#### OBJECTIVE:
Take the line containing "Convert this chart to matplotlib code." as the first line and the line containing "ax = fig.add_axes([0.2319, 0.1874, 0.7476, 0.7189])" as the last, and output that span verbatim without any images.

#### INPUT MATERIAL:
>> START
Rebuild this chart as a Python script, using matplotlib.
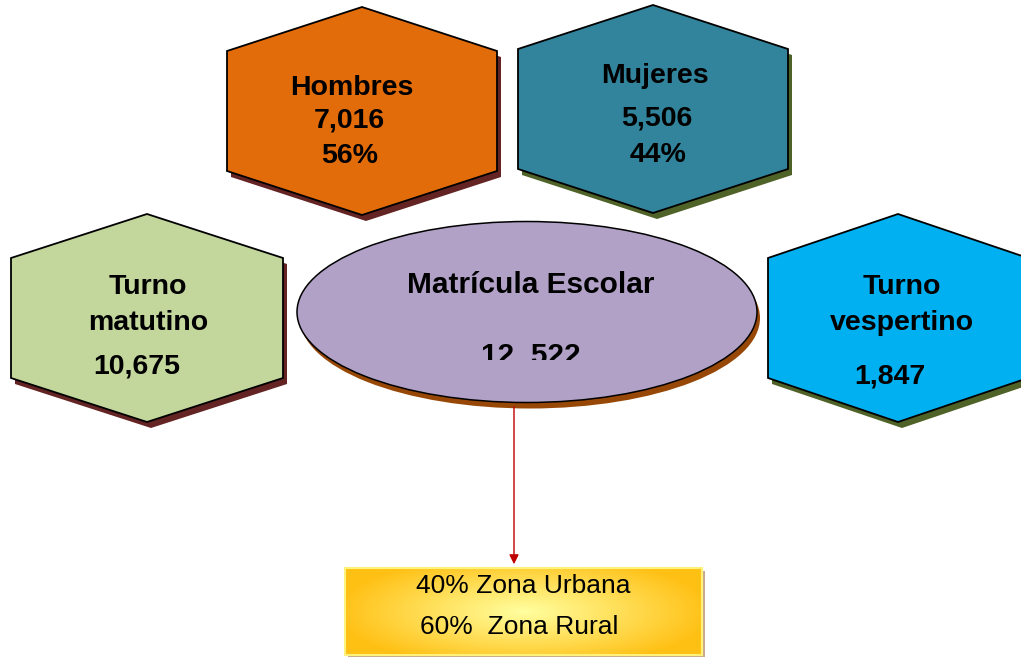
>> END
>> START
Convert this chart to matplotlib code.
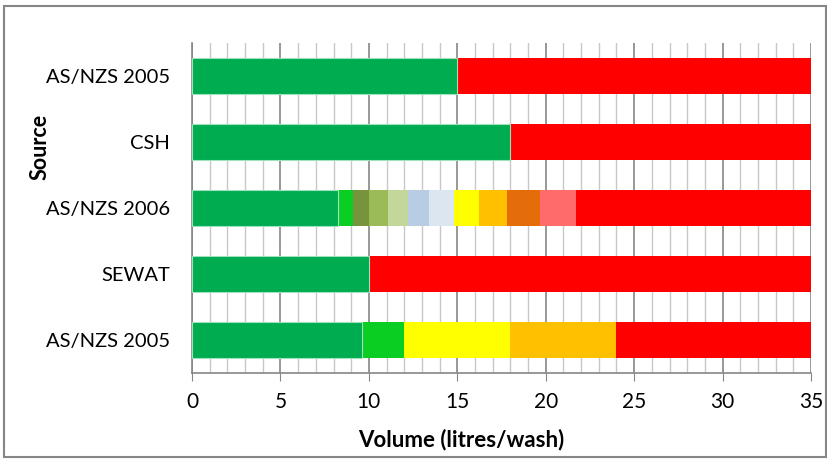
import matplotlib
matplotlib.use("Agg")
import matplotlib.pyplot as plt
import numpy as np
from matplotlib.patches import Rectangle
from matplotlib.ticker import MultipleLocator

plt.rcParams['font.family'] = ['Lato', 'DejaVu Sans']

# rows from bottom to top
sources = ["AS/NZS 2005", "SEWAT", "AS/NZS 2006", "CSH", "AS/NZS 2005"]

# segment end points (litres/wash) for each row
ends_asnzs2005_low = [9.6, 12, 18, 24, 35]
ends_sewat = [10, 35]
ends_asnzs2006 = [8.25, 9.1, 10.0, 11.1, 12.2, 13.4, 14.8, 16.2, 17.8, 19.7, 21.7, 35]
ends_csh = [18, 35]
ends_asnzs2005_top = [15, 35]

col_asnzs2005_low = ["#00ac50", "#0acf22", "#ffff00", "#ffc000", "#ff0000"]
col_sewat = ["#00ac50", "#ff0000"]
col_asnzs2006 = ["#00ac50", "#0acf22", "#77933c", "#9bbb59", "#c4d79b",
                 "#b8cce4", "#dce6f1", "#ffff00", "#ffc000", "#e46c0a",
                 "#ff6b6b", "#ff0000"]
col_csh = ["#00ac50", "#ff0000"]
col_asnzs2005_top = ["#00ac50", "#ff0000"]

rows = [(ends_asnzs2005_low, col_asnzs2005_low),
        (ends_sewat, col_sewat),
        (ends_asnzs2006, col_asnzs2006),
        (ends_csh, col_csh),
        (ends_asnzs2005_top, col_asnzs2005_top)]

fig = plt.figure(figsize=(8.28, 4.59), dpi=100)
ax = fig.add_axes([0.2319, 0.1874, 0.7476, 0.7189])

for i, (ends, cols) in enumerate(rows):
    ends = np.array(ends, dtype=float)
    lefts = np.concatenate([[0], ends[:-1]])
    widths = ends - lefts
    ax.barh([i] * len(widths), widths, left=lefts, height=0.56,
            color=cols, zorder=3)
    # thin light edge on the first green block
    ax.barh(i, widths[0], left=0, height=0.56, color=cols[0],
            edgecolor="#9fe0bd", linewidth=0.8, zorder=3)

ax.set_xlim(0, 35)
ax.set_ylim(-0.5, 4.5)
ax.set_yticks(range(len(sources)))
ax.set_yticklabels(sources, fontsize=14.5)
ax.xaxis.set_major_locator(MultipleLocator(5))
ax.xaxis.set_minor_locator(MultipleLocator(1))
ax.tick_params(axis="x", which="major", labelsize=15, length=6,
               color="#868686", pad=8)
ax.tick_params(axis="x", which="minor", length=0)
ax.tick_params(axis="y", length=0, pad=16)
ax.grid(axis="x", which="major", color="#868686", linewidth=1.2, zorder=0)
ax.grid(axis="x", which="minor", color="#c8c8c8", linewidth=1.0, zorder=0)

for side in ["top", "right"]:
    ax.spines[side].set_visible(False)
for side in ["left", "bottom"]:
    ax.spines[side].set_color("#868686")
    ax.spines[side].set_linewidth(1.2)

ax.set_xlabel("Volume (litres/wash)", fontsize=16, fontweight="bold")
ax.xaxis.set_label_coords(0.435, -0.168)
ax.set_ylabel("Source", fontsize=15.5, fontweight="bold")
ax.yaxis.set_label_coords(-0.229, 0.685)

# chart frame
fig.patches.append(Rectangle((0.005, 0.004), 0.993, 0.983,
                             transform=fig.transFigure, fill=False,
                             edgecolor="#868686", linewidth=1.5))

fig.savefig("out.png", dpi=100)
>> END
#### IN RESPONSE:
Convert this chart to matplotlib code.
import matplotlib
matplotlib.use("Agg")
import matplotlib.pyplot as plt
import numpy as np
from matplotlib.patches import Rectangle
from matplotlib.ticker import MultipleLocator

plt.rcParams['font.family'] = ['Lato', 'DejaVu Sans']

# rows from bottom to top
sources = ["AS/NZS 2005", "SEWAT", "AS/NZS 2006", "CSH", "AS/NZS 2005"]

# segment end points (litres/wash) for each row
ends_asnzs2005_low = [9.6, 12, 18, 24, 35]
ends_sewat = [10, 35]
ends_asnzs2006 = [8.25, 9.1, 10.0, 11.1, 12.2, 13.4, 14.8, 16.2, 17.8, 19.7, 21.7, 35]
ends_csh = [18, 35]
ends_asnzs2005_top = [15, 35]

col_asnzs2005_low = ["#00ac50", "#0acf22", "#ffff00", "#ffc000", "#ff0000"]
col_sewat = ["#00ac50", "#ff0000"]
col_asnzs2006 = ["#00ac50", "#0acf22", "#77933c", "#9bbb59", "#c4d79b",
                 "#b8cce4", "#dce6f1", "#ffff00", "#ffc000", "#e46c0a",
                 "#ff6b6b", "#ff0000"]
col_csh = ["#00ac50", "#ff0000"]
col_asnzs2005_top = ["#00ac50", "#ff0000"]

rows = [(ends_asnzs2005_low, col_asnzs2005_low),
        (ends_sewat, col_sewat),
        (ends_asnzs2006, col_asnzs2006),
        (ends_csh, col_csh),
        (ends_asnzs2005_top, col_asnzs2005_top)]

fig = plt.figure(figsize=(8.28, 4.59), dpi=100)
ax = fig.add_axes([0.2319, 0.1874, 0.7476, 0.7189])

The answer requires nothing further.